INFORMATION SUPPLIED
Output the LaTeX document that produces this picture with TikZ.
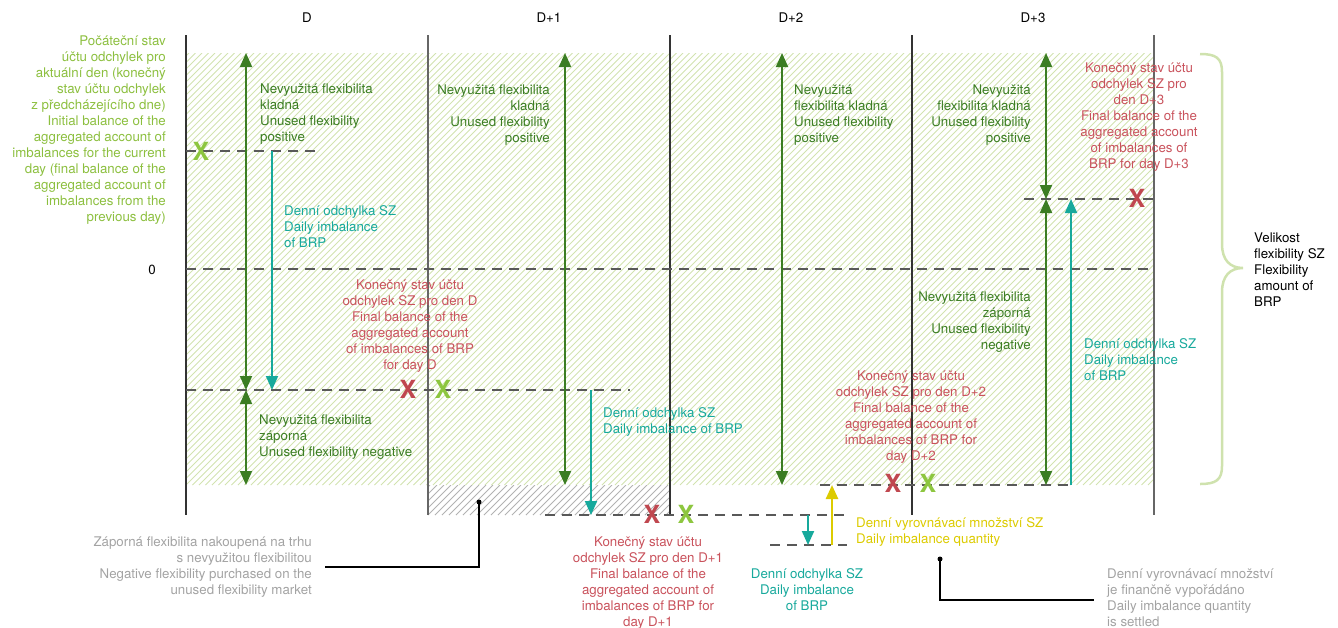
\documentclass[tikz,border=0pt]{standalone}
\usepackage{fontspec}
\setmainfont{TeX Gyre Heros}
\usetikzlibrary{arrows.meta}
\definecolor{lgreen}{HTML}{8CBF3F}
\definecolor{xgreen}{HTML}{8DC63F}
\definecolor{dgreen}{HTML}{3B7D23}
\definecolor{xred}{HTML}{C0474F}
\definecolor{tred}{HTML}{C9525C}
\definecolor{tealc}{HTML}{17A99C}
\definecolor{yelc}{HTML}{DCCB00}
\definecolor{gtext}{HTML}{A3A3A3}
\definecolor{hatchg}{HTML}{D2E3B0}
\definecolor{bracec}{HTML}{CFE2AE}
\newcommand{\st}{\rule{0pt}{11pt}}
\begin{document}
\begin{tikzpicture}[x=1pt,y=-1pt,
  lbl/.style={inner sep=0pt,font=\fontsize{13.3}{16}\selectfont},
  vln/.style={line width=1.3pt,draw=black!80},
  vlg/.style={line width=1.3pt,draw=black!60},
  dln/.style={line width=1.1pt,draw=black!65,dash pattern=on 10pt off 7pt},
  garrow/.style={draw=dgreen,line width=2pt,{Triangle[width=12pt,length=14pt]}-{Triangle[width=12pt,length=14pt]}},
  tarrow/.style={draw=tealc,line width=2pt,-{Triangle[width=12pt,length=14pt]}},
  yarrow/.style={draw=yelc,line width=2.5pt,-{Triangle[width=12pt,length=14pt]}},
  xmk/.style={inner sep=0pt,font=\fontsize{25}{25}\selectfont\bfseries},
  callout/.style={draw=black,line width=1.3pt},
  dotc/.style={circle,fill=black,inner sep=0pt,minimum size=5pt}
]
\useasboundingbox (0,0) rectangle (1338,627);

% green hatching
\begin{scope}
\clip (186,53) rectangle (1154,485);
\foreach \i in {-68,...,150} \draw[hatchg,line width=0.9pt] ({186+\i*6.5},485) -- ++(432,-432);
\end{scope}
% grey hatching D+1
\begin{scope}
\clip (428,485) rectangle (670,515);
\foreach \i in {-6,...,36} \draw[black!30,line width=0.8pt] ({428+\i*7},515) -- ++(30,-30);
\end{scope}

% vertical day lines
\draw[vln] (186,35) -- (186,515);
\draw[vlg] (428,35) -- (428,515);
\draw[vln] (670,35) -- (670,515);
\draw[vln] (912,35) -- (912,515);
\draw[vlg] (1154,35) -- (1154,515);

% dashed levels
\coordinate (i0) at (186,151); \coordinate (i1) at (316,151);
\coordinate (z0) at (186,269); \coordinate (z1) at (1154,269);
\coordinate (f0) at (186,390); \coordinate (f1) at (630,390);
\coordinate (g0) at (1024,199); \coordinate (g1) at (1154,199);
\coordinate (h0) at (820,485); \coordinate (h1) at (1071,485);
\coordinate (k0) at (545,515); \coordinate (k1) at (847,515);
\coordinate (m0) at (770,545); \coordinate (m1) at (847,545);
\draw[dln] (i0) -- (i1);
\draw[dln] (z0) -- (z1);
\draw[dln] (f0) -- (f1);
\draw[dln] (g0) -- (g1);
\draw[dln] (h0) -- (h1);
\draw[dln] (k0) -- (k1);
\draw[dln] (m0) -- (m1);

% green arrows
\coordinate (a1) at (246,53); \coordinate (a2) at (246,390); \coordinate (a3) at (246,485);
\draw[garrow] (a1) -- (a2);
\draw[garrow] (a2) -- (a3);
\coordinate (b1) at (565,53); \coordinate (b2) at (565,485);
\draw[garrow] (b1) -- (b2);
\coordinate (c1) at (782,53); \coordinate (c2) at (782,485);
\draw[garrow] (c1) -- (c2);
\coordinate (d1) at (1046,53); \coordinate (d2) at (1046,199); \coordinate (d3) at (1046,485);
\draw[garrow] (d1) -- (d2);
\draw[garrow] (d2) -- (d3);

% teal arrows
\coordinate (t1a) at (272,151); \coordinate (t1b) at (272,390);
\draw[tarrow] (t1a) -- (t1b);
\coordinate (t2a) at (591,390); \coordinate (t2b) at (591,515);
\draw[tarrow] (t2a) -- (t2b);
\coordinate (t3a) at (808,515); \coordinate (t3b) at (808,545);
\draw[tarrow] (t3a) -- (t3b);
\coordinate (t4a) at (1071,485); \coordinate (t4b) at (1071,199);
\draw[tarrow] (t4a) -- (t4b);
% yellow arrow
\coordinate (y1) at (832,545); \coordinate (y2) at (832,485);
\draw[yarrow] (y1) -- (y2);

% X marks
\node[xmk,text=xgreen] (x0) at (201,151) {X};
\node[xmk,text=xred] (x1r) at (408,389) {X};
\node[xmk,text=xgreen] (x1g) at (443,389) {X};
\node[xmk,text=xred] (x2r) at (652,514) {X};
\node[xmk,text=xgreen] (x2g) at (686,514) {X};
\node[xmk,text=xred] (x3r) at (893,483) {X};
\node[xmk,text=xgreen] (x3g) at (928,483) {X};
\node[xmk,text=xred] (x4r) at (1137,198) {X};

% brace
\draw[bracec,line width=2.5pt] (1200,54) .. controls (1216,54) and (1222,58) .. (1222,72) -- (1222,244) .. controls (1222,260) and (1230,268) .. (1243,268) .. controls (1230,268) and (1222,276) .. (1222,292) -- (1222,466) .. controls (1222,480) and (1216,484) .. (1200,484);

% callouts
\node[dotc] (p1) at (479,502) {};
\coordinate (p1b) at (479,567); \coordinate (p1c) at (325,567);
\draw[callout] (p1.center) -- (p1b) -- (p1c);
\node[dotc] (p2) at (940,559) {};
\coordinate (p2b) at (940,600); \coordinate (p2c) at (1094,600);
\draw[callout] (p2.center) -- (p2b) -- (p2c);

% headers
\node[lbl,anchor=north] (hD) at (307,11) {\st D};
\node[lbl,anchor=north] (hD1) at (549,11) {\st D+1};
\node[lbl,anchor=north] (hD2) at (791,11) {\st D+2};
\node[lbl,anchor=north] (hD3) at (1033,11) {\st D+3};
\node[lbl,anchor=north] (zero) at (152,263) {\st 0};

% left label
\node[lbl,anchor=north east,align=right,text=lgreen] (init) at (166,34) {\st Počáteční stav\\účtu odchylek pro\\aktuální den (konečný\\stav účtu odchylek\\z předcházejícího dne)\\Initial balance of the\\aggregated account of\\imbalances for the current\\day (final balance of the\\aggregated account of\\imbalances from the\\previous day)};

% D column
\node[lbl,anchor=north west,align=left,text=dgreen] (dpos) at (260,82) {\st Nevyužitá flexibilita\\kladná\\Unused flexibility\\positive};
\node[lbl,anchor=north west,align=left,text=tealc] (dimb) at (284,204) {\st Denní odchylka SZ\\Daily imbalance\\of BRP};
\node[lbl,anchor=north,align=center,text=tred] (dfin) at (410,278) {\st Konečný stav účtu\\odchylek SZ pro den D\\Final balance of the\\aggregated account\\of imbalances of BRP\\for day D};
\node[lbl,anchor=north west,align=left,text=dgreen] (dneg) at (259,413) {\st Nevyužitá flexibilita\\záporná\\Unused flexibility negative};

% D+1 column
\node[lbl,anchor=north east,align=right,text=dgreen] (d1pos) at (550,83) {\st Nevyužitá flexibilita\\kladná\\Unused flexibility\\positive};
\node[lbl,anchor=north west,align=left,text=tealc] (d1imb) at (603,406) {\st Denní odchylka SZ\\Daily imbalance of BRP};
\node[lbl,anchor=north,align=center,text=tred] (d1fin) at (648,535) {\st Konečný stav účtu\\odchylek SZ pro den D+1\\Final balance of the\\aggregated account of\\imbalances of BRP for\\day D+1};

% D+2 column
\node[lbl,anchor=north west,align=left,text=dgreen] (d2pos) at (794,83) {\st Nevyužitá\\flexibilita kladná\\Unused flexibility\\positive};
\node[lbl,anchor=north,align=center,text=tred] (d2fin) at (911,369) {\st Konečný stav účtu\\odchylek SZ pro den D+2\\Final balance of the\\aggregated account of\\imbalances of BRP for\\day D+2};
\node[lbl,anchor=north,align=center,text=tealc] (d2imb) at (807,567) {\st Denní odchylka SZ\\Daily imbalance\\of BRP};
\node[lbl,anchor=north west,align=left,text=yelc] (d2qty) at (856,516) {\st Denní vyrovnávací množství SZ\\Daily imbalance quantity};

% D+3 column
\node[lbl,anchor=north east,align=right,text=dgreen] (d3pos) at (1031,83) {\st Nevyužitá\\flexibilita kladná\\Unused flexibility\\positive};
\node[lbl,anchor=north,align=center,text=tred] (d3fin) at (1139,61) {\st Konečný stav účtu\\odchylek SZ pro\\den D+3\\Final balance of the\\aggregated account\\of imbalances of\\BRP for day D+3};
\node[lbl,anchor=north east,align=right,text=dgreen] (d3neg) at (1031,290) {\st Nevyužitá flexibilita\\záporná\\Unused flexibility\\negative};
\node[lbl,anchor=north west,align=left,text=tealc] (d3imb) at (1084,337) {\st Denní odchylka SZ\\Daily imbalance\\of BRP};

% right label
\node[lbl,anchor=north west,align=left] (flex) at (1254,231) {\st Velikost\\flexibility SZ\\Flexibility\\amount of\\BRP};

% callout texts
\node[lbl,anchor=north east,align=right,text=gtext] (negmkt) at (312,535) {\st Záporná flexibilita nakoupená na trhu\\s nevyužitou flexibilitou\\Negative flexibility purchased on the\\unused flexibility market};
\node[lbl,anchor=north west,align=left,text=gtext] (settled) at (1107,567) {\st Denní vyrovnávací množství\\je finančně vypořádáno\\Daily imbalance quantity\\is settled};
\end{tikzpicture}
\end{document}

INSTRUCTIONS FOR THE TASK
Without the pictures, return the listing above from its first line through the line that has "(0,0) rectangle (1338,627);".

OUTPUT OF THE EXERCISE
Output the LaTeX document that produces this picture with TikZ.
\documentclass[tikz,border=0pt]{standalone}
\usepackage{fontspec}
\setmainfont{TeX Gyre Heros}
\usetikzlibrary{arrows.meta}
\definecolor{lgreen}{HTML}{8CBF3F}
\definecolor{xgreen}{HTML}{8DC63F}
\definecolor{dgreen}{HTML}{3B7D23}
\definecolor{xred}{HTML}{C0474F}
\definecolor{tred}{HTML}{C9525C}
\definecolor{tealc}{HTML}{17A99C}
\definecolor{yelc}{HTML}{DCCB00}
\definecolor{gtext}{HTML}{A3A3A3}
\definecolor{hatchg}{HTML}{D2E3B0}
\definecolor{bracec}{HTML}{CFE2AE}
\newcommand{\st}{\rule{0pt}{11pt}}
\begin{document}
\begin{tikzpicture}[x=1pt,y=-1pt,
  lbl/.style={inner sep=0pt,font=\fontsize{13.3}{16}\selectfont},
  vln/.style={line width=1.3pt,draw=black!80},
  vlg/.style={line width=1.3pt,draw=black!60},
  dln/.style={line width=1.1pt,draw=black!65,dash pattern=on 10pt off 7pt},
  garrow/.style={draw=dgreen,line width=2pt,{Triangle[width=12pt,length=14pt]}-{Triangle[width=12pt,length=14pt]}},
  tarrow/.style={draw=tealc,line width=2pt,-{Triangle[width=12pt,length=14pt]}},
  yarrow/.style={draw=yelc,line width=2.5pt,-{Triangle[width=12pt,length=14pt]}},
  xmk/.style={inner sep=0pt,font=\fontsize{25}{25}\selectfont\bfseries},
  callout/.style={draw=black,line width=1.3pt},
  dotc/.style={circle,fill=black,inner sep=0pt,minimum size=5pt}
]
\useasboundingbox (0,0) rectangle (1338,627);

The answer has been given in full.